::: RECORDED DATA
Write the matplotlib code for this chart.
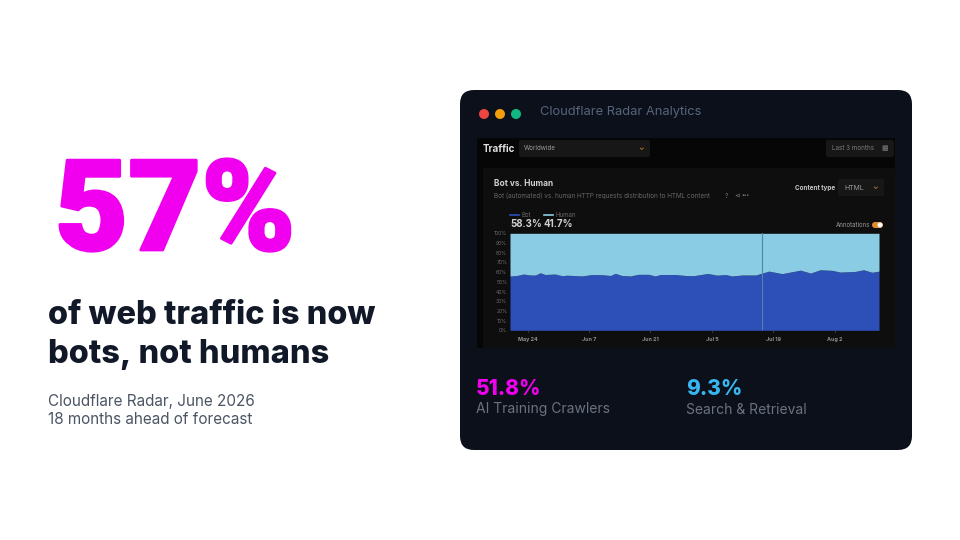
#! /usr/bin/python3

import matplotlib
matplotlib.use('Agg')
import matplotlib.pyplot as plt
import matplotlib.patheffects as pe
from matplotlib.patches import FancyBboxPatch, Circle, Rectangle

# bot share of requests
days = [0, 1.6, 3.1, 4.6, 5.8, 6.9, 8, 10.3, 11.9, 13, 16.4, 18.7, 21, 22.9, 24, 25.5, 27.4,
        29.3, 31.6, 33.1, 34.3, 37.7, 40, 41.9, 45.1, 47.2, 49.1, 50.6, 52.9, 56, 59, 62,
        66.2, 68.5, 70.7, 73.4, 75.3, 78.7, 80.6, 82.5, 84.1]
bot = [55.9, 56.5, 58, 57, 57, 59.3, 57.5, 58, 56.2, 56.8, 56, 57.5, 57.3, 56.5, 58.7, 56.5, 56,
       57.7, 57.7, 56, 57.5, 57.5, 56.5, 56.3, 58.6, 56.8, 57.5, 56, 57, 57, 61, 58.4,
       62, 59, 62.4, 61.8, 60, 60.7, 62.4, 59.8, 61]
yticks = [0, 10, 20, 30, 40, 50, 60, 70, 80, 90, 100]
xtick_days = [4, 18, 32, 46, 60, 74]
xtick_labels = ['May 24', 'Jun 7', 'Jun 21', 'Jul 5', 'Jul 19', 'Aug 2']
annotation_day = 57.5

MAGENTA = '#f000ee'
CARD = '#0b101a'
plt.rcParams['font.family'] = ['Inter', 'DejaVu Sans']

fig = plt.figure(figsize=(9.6, 5.4), dpi=100, facecolor='white')
bg = fig.add_axes([0, 0, 1, 1])
bg.set_xlim(0, 960)
bg.set_ylim(540, 0)
bg.axis('off')


def rbox(x, y, w, h, r, color, ec='none', z=1):
    bg.add_patch(FancyBboxPatch((x + r, y + r), w - 2 * r, h - 2 * r, boxstyle=f'round,pad={r}',
                                fc=color, ec=ec, lw=0.6, zorder=z))


def txt(x, y, s, size, color, weight='normal', ha='left', z=5, family=None):
    return bg.text(x, y, s, fontsize=size, color=color, fontweight=weight, ha=ha, va='center',
                   zorder=z, family=family)


# left column
big = txt(55, 216, '57%', 91, MAGENTA, 'black', family=['Roboto', 'DejaVu Sans'])
big.set_path_effects([pe.withStroke(linewidth=2, foreground=MAGENTA)])
txt(48, 316, 'of web traffic is now', 23.4, '#111827', 'heavy')
txt(48, 355, 'bots, not humans', 23.4, '#111827', 'heavy')
txt(48, 401.5, 'Cloudflare Radar, June 2026', 11, '#4b5563')
txt(48, 419.5, '18 months ahead of forecast', 11, '#4b5563')

# dark card and window dots
rbox(460, 90, 452, 360, 14, CARD)
for cx, col in zip([484, 500, 516], ['#ef4444', '#f59e0b', '#10b981']):
    bg.add_patch(Circle((cx, 114), 5, fc=col, ec='none', zorder=3))
txt(540, 112, 'Cloudflare Radar Analytics', 9.3, '#56647c')

# screenshot panel
bg.add_patch(Rectangle((477, 138), 418, 210, fc='#060607', ec='none', zorder=2))
txt(483, 149, 'Traffic', 7, '#e0e0e0', 'bold')
rbox(519, 140, 131, 17, 2, '#171718', z=3)
txt(524, 148.5, 'Worldwide', 4.5, '#9a9a9a')
txt(641, 148, '⌄', 5, '#c77a2a', 'bold', ha='center')
rbox(826, 140, 68, 17, 2, '#171718', z=3)
txt(832, 148.5, 'Last 3 months', 4.5, '#7c7c7c')
txt(885, 148.5, '▦', 5, '#7c7c7c', ha='center')

rbox(483, 168, 412, 180, 2, '#0e0e0f', z=3)
txt(494, 184, 'Bot vs. Human', 6, '#d0d0d0', 'bold')
txt(494, 196, 'Bot (automated) vs. human HTTP requests distribution to HTML content', 4.6, '#666666')
txt(726, 196, '?', 4.5, '#808080', ha='center')
txt(737, 196, '⋖', 5, '#808080', ha='center')
txt(746, 196, '•••', 3.5, '#808080', ha='center')
txt(795, 188, 'Content type', 4.6, '#c4c4c4', 'bold')
rbox(838, 179, 46, 17, 2, '#171718', z=4)
txt(844, 187.5, 'HTML', 5, '#9a9a9a')
txt(875, 187, '⌄', 5, '#c77a2a', 'bold', ha='center')
txt(836, 225, 'Annotations', 4.4, '#969696')
rbox(872, 222, 11, 6, 3, '#e08a2e', z=4)
bg.add_patch(Circle((880, 225), 2.5, fc='white', ec='none', zorder=5))

# chart legend
bg.plot([510, 519], [215, 215], color='#2c4fb8', lw=1.2, zorder=5)
txt(522, 215, 'Bot', 4.4, '#666666')
bg.plot([544, 553], [215, 215], color='#8accE4', lw=1.2, zorder=5)
txt(556, 215, 'Human', 4.4, '#666666')
txt(510, 224, '58.3%', 7, '#d0d0d0', 'bold')
txt(544, 224, '41.7%', 7, '#d0d0d0', 'bold')

# stats below the panel
txt(476, 389, '51.8%', 15, MAGENTA, 'heavy')
txt(476, 409.5, 'AI Training Crawlers', 10, '#6b7280')
txt(686, 389, '9.3%', 15, '#38b6f0', 'heavy')
txt(686, 409.5, 'Search & Retrieval', 10, '#6b7280')

# stacked area chart
ax = fig.add_axes([510 / 960, 1 - 330.3 / 540, 369 / 960, 97 / 540], zorder=6)
ax.patch.set_visible(False)
ax.fill_between(days, 0, bot, color='#2c4fb8', lw=0)
ax.fill_between(days, bot, 100, color='#8accE4', lw=0)
ax.axvline(annotation_day, color='#4f86a8', lw=0.8)
ax.set_xlim(days[0], days[-1])
ax.set_ylim(0, 100)
ax.set_yticks(yticks)
ax.set_yticklabels([f'{v}%' for v in yticks], fontsize=3.6, color='#6e6e6e')
ax.set_xticks(xtick_days)
ax.set_xticklabels(xtick_labels, fontsize=3.9, color='#909090', fontweight='bold')
ax.tick_params(axis='both', length=0, pad=2)
ax.tick_params(axis='x', length=1.5, color='#444444', pad=3.5)
for s in ax.spines.values():
    s.set_visible(False)

fig.savefig('out.png', dpi=100, facecolor='white')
::::::
Leave the pictures out and reproduce exactly the lines from the top of the listing above through the line with "from matplotlib.patches import".

Write the matplotlib code for this chart.
#! /usr/bin/python3

import matplotlib
matplotlib.use('Agg')
import matplotlib.pyplot as plt
import matplotlib.patheffects as pe
from matplotlib.patches import FancyBboxPatch, Circle, Rectangle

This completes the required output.